A ausência desta virtude leva inexoravelmente à injustiça, cometida em nome da lei que deveria servir para proteger dela. É o que vem acontecendo nos repetidos casos de sequestro de crianças ou adolescentes brasileiros pelo governo americano, sob o pretexto de coibir a migração ilegal àquele país.

A lei não é a justiça, mas apenas um dos muitos instrumentos que devem conduzir a ela

Um menininho de 12 anos de idade foi mantido em cativeiro pelo governo americano em maio, quando seu pai foi deportado e, por alguma razão ignota, ele foi sequestrado pelas autoridades em vez de ser deportado junto. Duas mocinhas, cuja beleza e alegria nas fotos publicadas fizeram com que o escândalo fosse maior, foram igualmente sequestradas pelas autoridades americanas, retidas e submetidas a tratamentos vexatórios. Uma delas teve de tomar dez vacinas injetadas; ora, para que vacinar alguém que se vai deportar, se não para humilhá-la, apenas?

Espanta-me que ainda haja quem queira ir ter em território dominado por autoridades tão evidentemente desprovidas de epiqueia e de outras notas da civilização. Eu não teria interesse algum em ir aos Estados Unidos, como tampouco teria em ir à Coreia do Norte ou à Arábia Saudita. Prefiro a liberdade e o respeito, e, com todos os nossos defeitos, ainda não descemos tão baixo.
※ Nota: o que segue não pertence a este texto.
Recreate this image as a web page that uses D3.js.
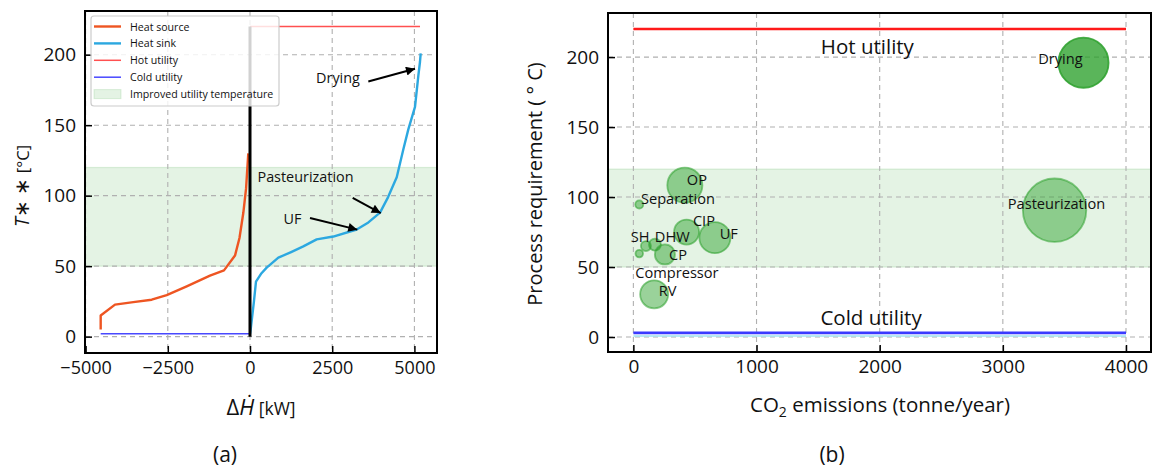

As autoridades dos EUA podem se considerar no direito de expulsar manu militari quem o adentra. Faz sentido, se lembrarmos que seu território foi tomado de seus ocupantes anteriores pela força e pelo genocídio. Mais de século se passou desde então, contudo, e seria possível esperar que algum sinal de civilização se houvesse infiltrado na mente dos governantes.

Vemos, contudo, que sequestrar, destratar e humilhar crianças e mocinhas inocentes como forma de culto à letra da lei continua sendo algo bem-visto por aquelas bandas. “Quem mandou violar a Lei, a sacrossanta Lei?” é uma reação lá comum ao espanto dos civilizados com tais casos. A ausência total de epiqueia, herdada de sua origem na teocracia calvinista, é sinal ineludível de que tinha razão Lévi-Strauss ao dizer que os EUA “saíram direto da barbárie à decadência, sem jamais conhecer civilização”.